● Goal of the exercise:
Among the lines of this listing, determine how many contain the string "Rebuild". Answer with the number only.

==== Provided data ====

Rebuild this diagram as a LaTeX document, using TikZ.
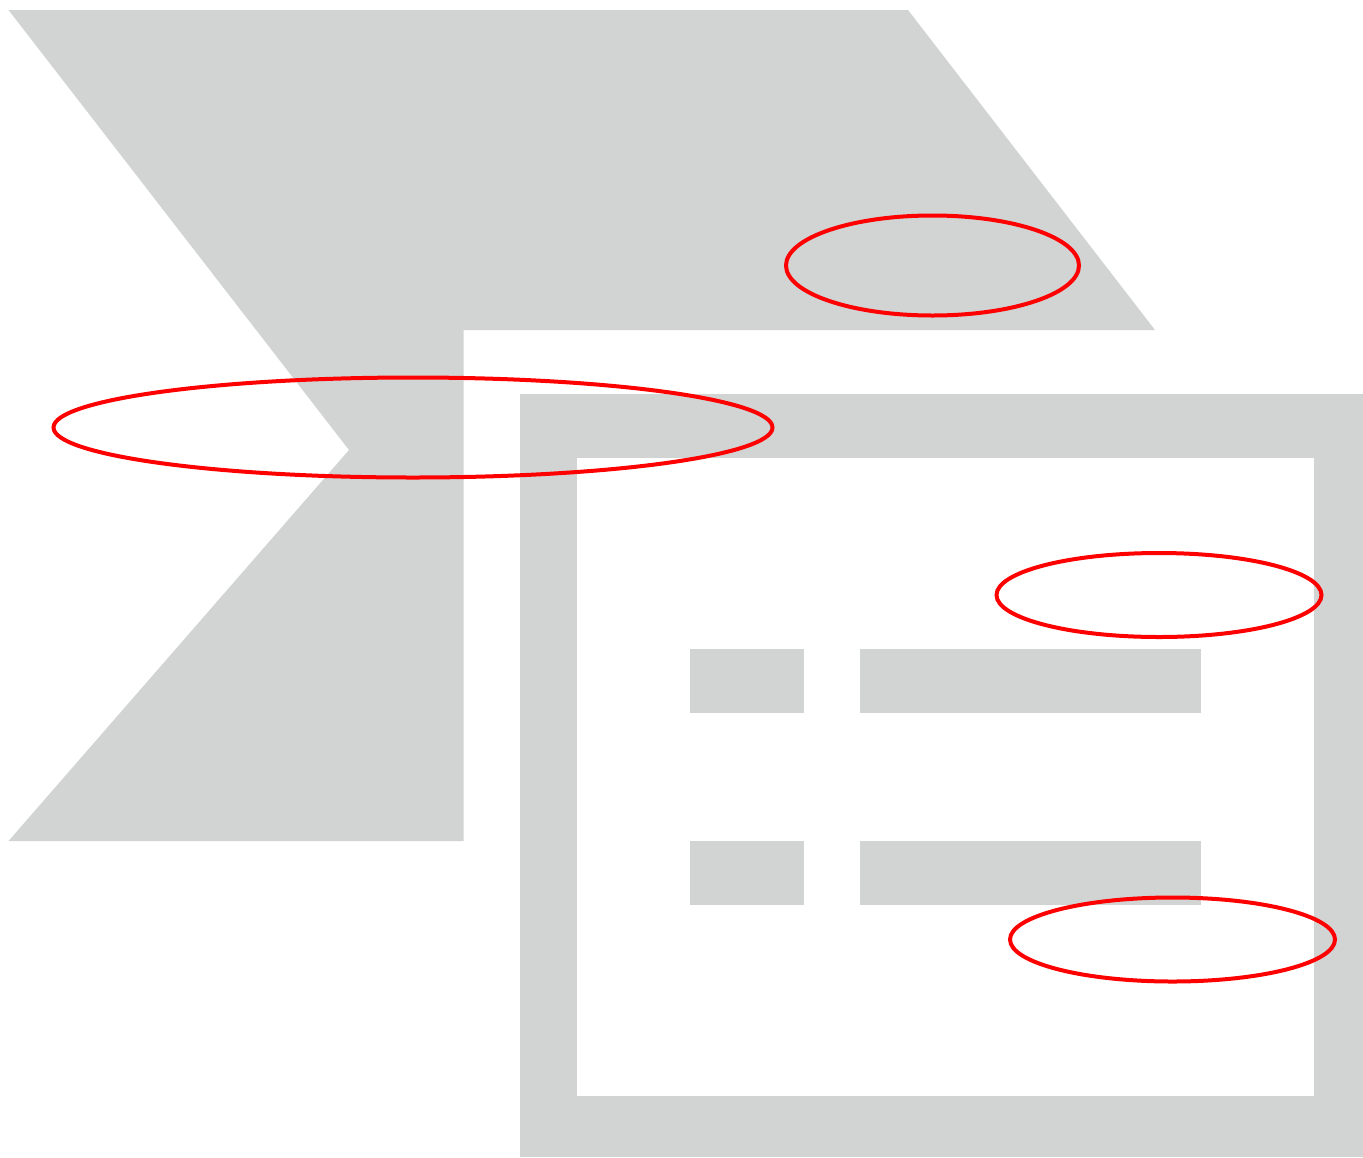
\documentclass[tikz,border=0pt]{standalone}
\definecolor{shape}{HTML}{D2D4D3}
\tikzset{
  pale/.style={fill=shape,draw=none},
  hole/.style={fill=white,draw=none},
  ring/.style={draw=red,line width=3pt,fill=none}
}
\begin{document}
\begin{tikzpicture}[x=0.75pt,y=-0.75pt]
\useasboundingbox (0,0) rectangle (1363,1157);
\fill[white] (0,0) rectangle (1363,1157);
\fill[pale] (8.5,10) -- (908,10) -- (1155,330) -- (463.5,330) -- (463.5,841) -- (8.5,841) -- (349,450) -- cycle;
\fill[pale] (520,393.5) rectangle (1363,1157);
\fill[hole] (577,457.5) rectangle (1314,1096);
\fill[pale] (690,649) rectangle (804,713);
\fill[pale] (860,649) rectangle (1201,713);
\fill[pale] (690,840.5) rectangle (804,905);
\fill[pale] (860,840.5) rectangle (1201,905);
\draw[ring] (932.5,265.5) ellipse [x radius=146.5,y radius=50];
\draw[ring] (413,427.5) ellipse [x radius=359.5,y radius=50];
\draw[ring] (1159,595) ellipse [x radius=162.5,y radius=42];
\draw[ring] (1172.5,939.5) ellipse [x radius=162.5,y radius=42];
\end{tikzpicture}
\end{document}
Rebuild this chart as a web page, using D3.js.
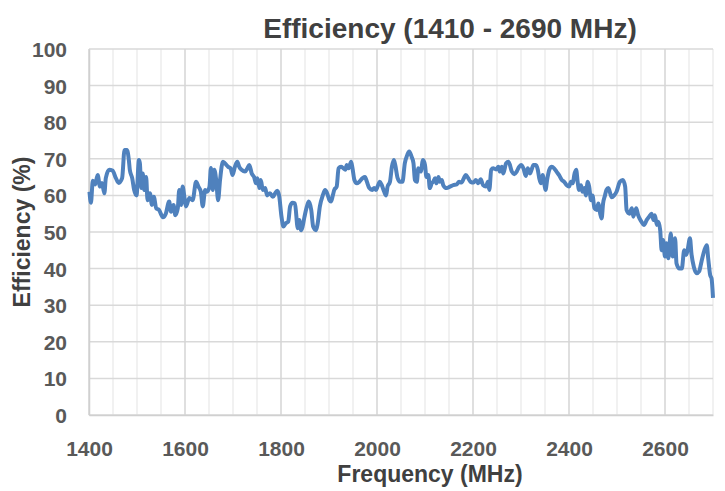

====

● Response:
2